Os dilemas morais são de duas
naturezas: verdadeiros e falsos. Os dilemas são verdadeiros quando eles têm uma
natureza que se desdobra no tempo. Ao contrário, são falsos. Por exemplo, um
dilema que não é moral: “Quem é mais bonito, o Shrek ou o Antônio Banderas?”
Isso não é um dilema moral porque ninguém tem dúvida quanto a isso. A escolha
surge automaticamente, embora algumas escolhas possam recair no
outro.
Por outro lado, se a pergunta for “Coloco ou não coloco o meu
filho no Colégio Militar?” A pessoa só vai saber se a decisão foi boa ou não,
daqui a vinte anos, ou seja, no tempo. Portanto, os dilemas morais se
caracterizam por se desdobrarem no tempo. Assim, a pessoa nunca pode ter certeza
se tomou a melhor decisão no ato da decisão. Só o tempo dirá. É por isso que
existem códigos morais externos que decidem pela pessoa quando ela não sabe o
que fazer.
Se a pessoa não está feliz com os
códigos morais externos, sempre haverá a orientação maior. Em última análise,
façamos aquilo que Deus quer que cada um faça. Mesmo assim, e independente da
escolha, a pessoa não se livrará da dor de enfrentar o dilema moral, por mais
que ela utilize um desses três estratagemas:
1.
Fingir que para você não vale esse código, mas
outro;
2.
Fingir que você não é você;
3.
Fazer de conta que não há código moral
nenhum.
Pessoa alguma irá obter sucesso com nenhum dos três estratagemas,
porque no fundo, o que resta em última análise é tomar a decisão. Essa decisão
será sempre dolorosa, mas se for feita para o lado do bem, será muito melhor do
que fazê-la para o lado do mal.
Quando estudamos a ética, a moral ou qualquer outra coisa que o
valha, não dá para perder de vista essa visão que acabo de expor, senão corremos
o risco de ficar nessa conversinha mole de “ética disso”, “ética daquilo” etc.
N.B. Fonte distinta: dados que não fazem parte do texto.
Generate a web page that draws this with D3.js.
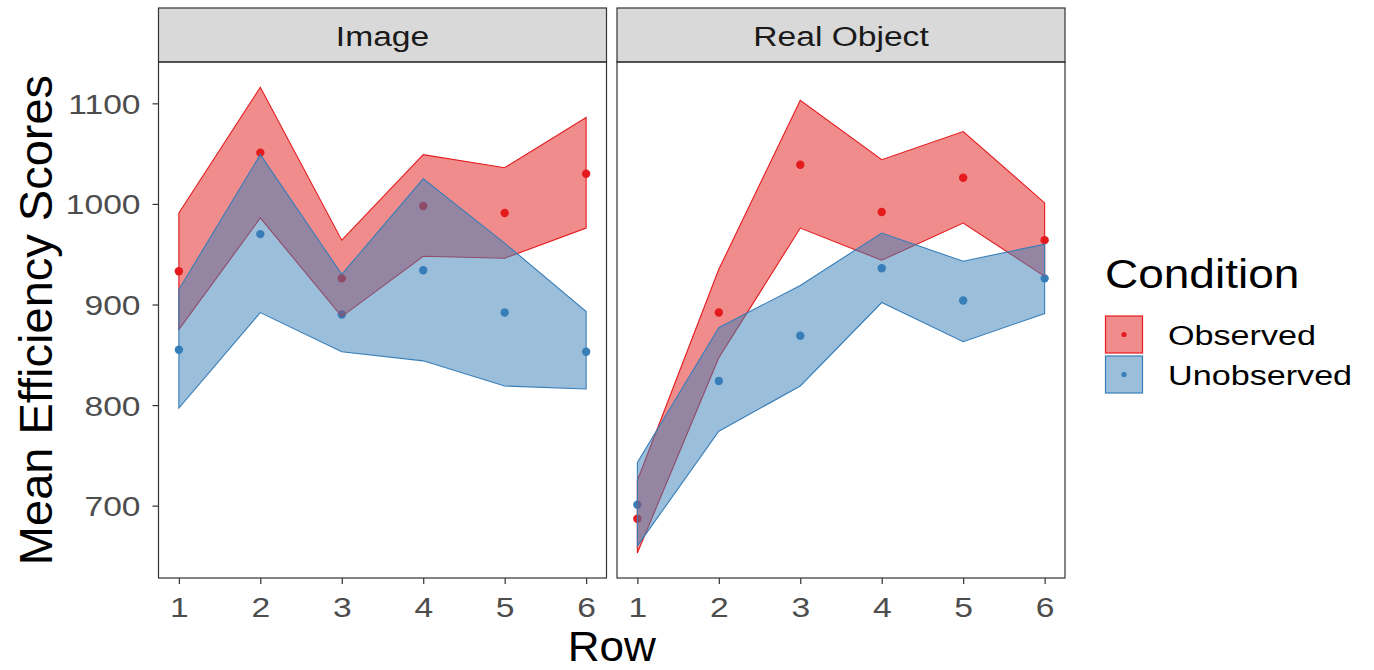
<!DOCTYPE html>
<html>
<head>
<meta charset="utf-8">
<script src="https://cdn.jsdelivr.net/npm/d3@7"></script>
<style>
  body { margin: 0; background: #fff; }
  text { font-family: "Liberation Sans", Arial, sans-serif; }
</style>
</head>
<body>
<script>
// data
const rows = [1, 2, 3, 4, 5, 6]
const panels = ["Image", "Real Object"]
const conditions = ["Observed", "Unobserved"]
const yTicks = [700, 800, 900, 1000, 1100]

// Image panel
const imgObsMean  = [933, 1051, 926, 998, 991, 1030]
const imgObsUpper = [991, 1116, 964, 1049, 1036, 1086]
const imgObsLower = [875, 986, 888, 948, 946, 976]
const imgUnoMean  = [855, 970, 890, 934, 892, 853]
const imgUnoUpper = [915, 1049, 930, 1025, 961, 893]
const imgUnoLower = [797, 892, 853, 844, 819, 816]

// Real Object panel
const realObsMean  = [687, 892, 1039, 992, 1026, 964]
const realObsUpper = [725, 935, 1103, 1044, 1072, 1001]
const realObsLower = [653, 847, 976, 944, 981, 928]
const realUnoMean  = [701, 824, 869, 936, 904, 926]
const realUnoUpper = [743, 877, 919, 971, 943, 960]
const realUnoLower = [660, 774, 819, 902, 863, 891]

const colors = {"Observed": "#E41A1C", "Unobserved": "#377EB8"}

// build series per panel
function series(mean, upper, lower) {
    return rows.map((r, i) => ({row: r, mean: mean[i], upper: upper[i], lower: lower[i]}))
}
const panelData = {
    "Image": {"Observed": series(imgObsMean, imgObsUpper, imgObsLower),
              "Unobserved": series(imgUnoMean, imgUnoUpper, imgUnoLower)},
    "Real Object": {"Observed": series(realObsMean, realObsUpper, realObsLower),
                    "Unobserved": series(realUnoMean, realUnoUpper, realUnoLower)}
}

const W = 1374, H = 670
const svg = d3.select("body").append("svg")
    .attr("width", W)
    .attr("height", H)

// layout
const panelLeft = [158.5, 617]
const panelWidth = 448
const panelTop = 62, panelBottom = 578
const stripTop = 8
const sx = 1.2 // text in the picture is stretched sideways

const y = d3.scaleLinear()
    .domain([628.1, 1141.1])
    .range([panelBottom, panelTop])

const grey20 = "#333333"
const grey30 = "#4D4D4D"

panels.forEach((name, p) => {
    const x0 = panelLeft[p]
    const x = d3.scaleLinear()
        .domain([0.75, 6.25])
        .range([x0, x0 + panelWidth])

    const g = svg.append("g")

    // strip
    g.append("rect")
        .attr("x", x0).attr("y", stripTop)
        .attr("width", panelWidth).attr("height", panelTop - stripTop)
        .attr("fill", "#D9D9D9")
        .attr("stroke", grey20).attr("stroke-width", 1.2)
    g.append("text")
        .attr("transform", `translate(${x0 + panelWidth / 2}, 46) scale(${sx},1)`)
        .attr("text-anchor", "middle")
        .style("font-size", "28px")
        .attr("fill", "#1A1A1A")
        .text(name)

    // clip
    const clipId = "clip" + p
    svg.append("clipPath").attr("id", clipId)
        .append("rect")
        .attr("x", x0).attr("y", panelTop)
        .attr("width", panelWidth).attr("height", panelBottom - panelTop)

    const plot = g.append("g").attr("clip-path", `url(#${clipId})`)

    // points first, ribbons are drawn over them
    conditions.forEach(c => {
        plot.selectAll(null)
            .data(panelData[name][c])
            .enter()
            .append("circle")
            .attr("cx", d => x(d.row))
            .attr("cy", d => y(d.mean))
            .attr("r", 4.2)
            .attr("fill", colors[c])
    })

    const area = d3.area()
        .x(d => x(d.row))
        .y0(d => y(d.lower))
        .y1(d => y(d.upper))

    conditions.forEach(c => {
        plot.append("path")
            .datum(panelData[name][c])
            .attr("d", area)
            .attr("fill", colors[c])
            .attr("fill-opacity", 0.5)
            .attr("stroke", colors[c])
            .attr("stroke-width", 1.1)
            .attr("stroke-linejoin", "miter")
    })

    // panel border
    g.append("rect")
        .attr("x", x0).attr("y", panelTop)
        .attr("width", panelWidth).attr("height", panelBottom - panelTop)
        .attr("fill", "none")
        .attr("stroke", grey20).attr("stroke-width", 1.2)

    // x axis
    const xAxis = g.append("g")
        .attr("transform", `translate(0, ${panelBottom})`)
        .call(d3.axisBottom(x).tickValues(rows).tickFormat(d3.format("d")).tickSize(6).tickSizeOuter(0))
    xAxis.select(".domain").remove()
    xAxis.selectAll(".tick line").attr("stroke", grey20).attr("stroke-width", 1.2)
    xAxis.selectAll(".tick text")
        .attr("y", 0).attr("dy", 0)
        .attr("transform", `translate(0, 39) scale(${sx},1)`)
        .attr("fill", grey30)
        .style("font-size", "28px")
        .style("font-family", "Liberation Sans, Arial, sans-serif")

    // y axis only on first panel
    if (p === 0) {
        const yAxis = g.append("g")
            .attr("transform", `translate(${x0}, 0)`)
            .call(d3.axisLeft(y).tickValues(yTicks).tickFormat(d3.format("d")).tickSize(6).tickSizeOuter(0))
        yAxis.select(".domain").remove()
        yAxis.selectAll(".tick line").attr("stroke", grey20).attr("stroke-width", 1.2)
        yAxis.selectAll(".tick text")
            .attr("x", 0).attr("dy", 0)
            .attr("text-anchor", "end")
            .attr("transform", `translate(-18, 10) scale(${sx},1)`)
            .attr("fill", grey30)
            .style("font-size", "28px")
            .style("font-family", "Liberation Sans, Arial, sans-serif")
    }
})

// axis titles
svg.append("text")
    .attr("transform", `translate(52, ${(panelTop + panelBottom) / 2}) rotate(-90)`)
    .attr("text-anchor", "middle")
    .style("font-size", "47px")
    .text("Mean Efficiency Scores")

svg.append("text")
    .attr("transform", `translate(${(panelLeft[0] + panelLeft[1] + panelWidth) / 2}, 661) scale(1.05,1)`)
    .attr("text-anchor", "middle")
    .style("font-size", "42px")
    .text("Row")

// legend
const legend = svg.append("g").attr("transform", "translate(1105, 0)")
legend.append("text")
    .attr("transform", `translate(0, 288) scale(1.15,1)`)
    .style("font-size", "40px")
    .text("Condition")

conditions.forEach((c, i) => {
    const ky = 316 + i * 40
    legend.append("rect")
        .attr("x", 0.5).attr("y", ky)
        .attr("width", 37).attr("height", 37)
        .attr("fill", colors[c]).attr("fill-opacity", 0.5)
        .attr("stroke", colors[c]).attr("stroke-width", 1.2)
    legend.append("circle")
        .attr("cx", 19).attr("cy", ky + 18.5)
        .attr("r", 2.6)
        .attr("fill", colors[c])
    legend.append("text")
        .attr("transform", `translate(63, ${ky + 29}) scale(1.22,1)`)
        .style("font-size", "28px")
        .text(c)
})
</script>
</body>
</html>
Na realidade as pessoas perderam completamente a idéia e a verdadeira noção de
ética para submeterem a ética a uma espécie de colegiozinho do “politicamente
correto”, ou seja, seguir um conjunto de orientações de uma cartilhazinha
elaborada por um bando de psicopatas que se julga acima do bem e do mal.
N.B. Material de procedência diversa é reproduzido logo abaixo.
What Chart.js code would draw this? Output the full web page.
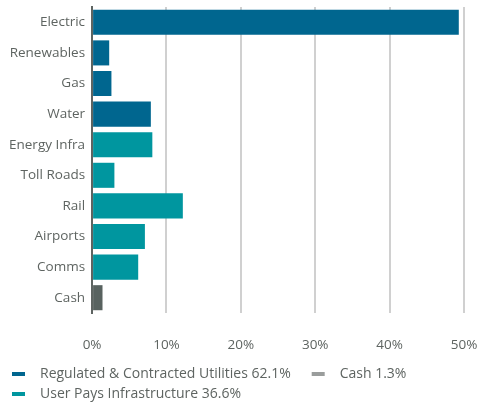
<!DOCTYPE html>
<html>
<head>
<meta charset="utf-8">
<script src="https://cdn.jsdelivr.net/npm/chart.js@4.4.0/dist/chart.umd.min.js"></script>
<style>
  html, body { margin: 0; padding: 0; background: #fff; }
  #wrap { width: 479px; height: 406px; }
</style>
</head>
<body>
<div id="wrap"><canvas id="chart"></canvas></div>
<script>
// Dati del grafico
const categories = ['Electric', 'Renewables', 'Gas', 'Water', 'Energy Infra', 'Toll Roads', 'Rail', 'Airports', 'Comms', 'Cash'];
const weights = [49.3, 2.3, 2.6, 7.9, 8.1, 3.0, 12.2, 7.1, 6.2, 1.4];
const groupOf = [0, 0, 0, 0, 1, 1, 1, 1, 1, 2];
const groupNames = ['Regulated & Contracted Utilities 62.1%', 'User Pays Infrastructure 36.6%', 'Cash 1.3%'];
const legendOrder = [0, 2, 1];
const xTicks = [0, 10, 20, 30, 40, 50];

const barColors = ['#00668F', '#00969F', '#58625F'];
const legendColors = ['#00668F', '#00969F', '#9A9D9C'];
const textColor = '#5E6461';

// Marcatore della legenda: rettangolino basso con margine a sinistra
function makeMarker(color) {
    const c = document.createElement('canvas');
    c.width = 25;
    c.height = 4;
    const g = c.getContext('2d');
    g.fillStyle = color;
    g.fillRect(4, 0, 13, 4);
    return c;
}

const ctx = document.getElementById('chart').getContext('2d');
new Chart(ctx, {
    type: 'bar',
    data: {
        labels: categories,
        datasets: [{
            data: weights,
            backgroundColor: groupOf.map(function(g) { return barColors[g]; }),
            barPercentage: 0.9,
            categoryPercentage: 0.91
        }]
    },
    options: {
        indexAxis: 'y',
        responsive: true,
        maintainAspectRatio: false,
        animation: false,
        layout: { padding: { left: 2, right: 2, top: 0, bottom: -5 } },
        scales: {
            x: {
                min: 0,
                max: 50,
                afterBuildTicks: function(axis) {
                    axis.ticks = xTicks.map(function(v) { return { value: v }; });
                },
                // margini fissi per allineare l'area del grafico
                afterFit: function(axis) {
                    axis.height = 48;
                    axis.paddingRight = 15;
                    axis.paddingLeft = 0;
                },
                grid: { color: '#D0D0D0', lineWidth: 2, drawTicks: false },
                border: { display: false },
                ticks: {
                    padding: 24,
                    color: textColor,
                    font: { family: 'Open Sans', size: 13.5 },
                    callback: function(v) { return v + '%'; }
                }
            },
            y: {
                afterFit: function(axis) {
                    axis.paddingTop = 7;
                    axis.paddingBottom = 0;
                },
                grid: { display: false, drawTicks: false },
                border: { display: true, color: '#5E6461', width: 2 },
                ticks: {
                    padding: 7,
                    color: textColor,
                    font: { family: 'Open Sans', size: 13.5 }
                }
            }
        },
        plugins: {
            tooltip: { enabled: false },
            legend: {
                position: 'bottom',
                align: 'start',
                labels: {
                    usePointStyle: true,
                    pointStyleWidth: 25,
                    boxHeight: 4,
                    padding: 6,
                    color: textColor,
                    font: { family: 'Open Sans', size: 14 },
                    generateLabels: function() {
                        return legendOrder.map(function(g) {
                            return {
                                text: groupNames[g] + (g === 0 ? '   ' : ''),
                                fillStyle: legendColors[g],
                                strokeStyle: legendColors[g],
                                lineWidth: 0,
                                pointStyle: makeMarker(legendColors[g]),
                                fontColor: textColor,
                                hidden: false
                            };
                        });
                    }
                }
            }
        }
    }
});
</script>
</body>
</html>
Perdeu-se completamente a noção de que esse assunto é de consciência
humana.
A noção de que há um dilema moral só pode ser alcançada se a
pessoa fugir das três escapatórias amplamente utilizadas nos tempos atuais: a)
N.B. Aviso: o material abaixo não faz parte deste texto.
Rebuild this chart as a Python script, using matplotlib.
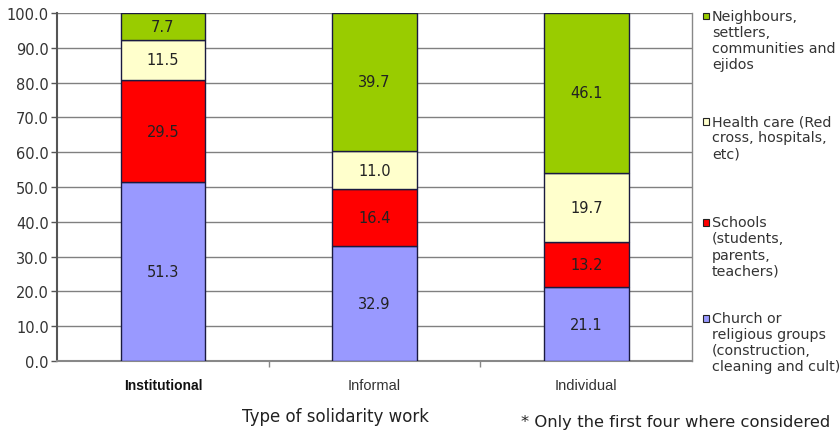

fingir que aquele código não vale para ela; b) fingir que não é com ela; c)
fazer de conta que não há código moral algum. Esses são os três tipos de mentira
que as pessoas estão utilizando o tempo todo. Elas “grudam” nessas três regras
escapatórias e criam uma realidade à parte que na verdade não é realidade
nenhuma, mas apenas uma fantasia que as pessoas assumem como aspectos da
realidade.
O problema fundamental que as pessoas têm, é a incapacidade para
destruir a confusão do processo que envolve a noção de realidade e fantasia. Se
não for promovida a distinção entre o que é realidade e o que é fantasia, o
problema permanecerá insolúvel e a única escapatória para livrar-se da dor do
dilema moral, será viver na mentira dos estratagemas ou assumindo o papel do
leão.
O sujeito que faz uma coisa ou outra é uma pessoa que caiu já fora
da espécie humana e não tem consciência disso.